Michael Pollan must have spit his locally grown organic coffee.
We know we should be feeding out children better. We know that better food equals better brains. We know this, but we feed our students monochromatic lunches and expect them to be their best.
The schools receiving the most attention right now are those with the highest percentages of students receiving free or reduced lunch. We measure who’s getting what in the lunchroom and then move directly to the classroom as though what our students eat for breakfast and lunch doesn’t have any causal effect on what they are capable of in the classroom. We use free and reduced lunch as a measure of the implied obstacles in students’ lives and then use those same lunches to create new obstacles in their academic lives.
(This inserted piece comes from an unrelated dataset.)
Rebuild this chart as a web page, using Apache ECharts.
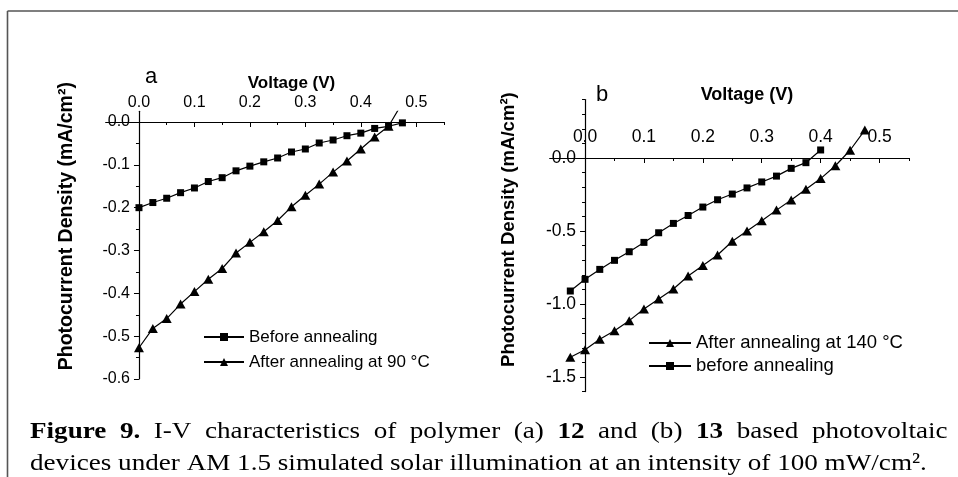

I made a purchase a few years ago. I bought a Presto PopLite Hot Air Corn Popper.
Every few weeks, I stock up on 5 lbs. of popcorn and serve it up whenever my students need a snack. Whenever I can, I buy a bag of apples or oranges and share them around. I try to feed them food.
A half a cup of popcorn can feed a class of 32. They complain I don’t give them butter or salt, but every kernel is eaten at the end of our 65 minutes together. I issue a challenge: Ignore teacher tenure. Ignore collective bargaining. Ignore merit pay. Ignore all of the most contentious of issues in American education. Ignore all of those things and focus on feeding our students well and teaching them what that means.
Do that and the crazy brains and bodies will be smarter, saner places.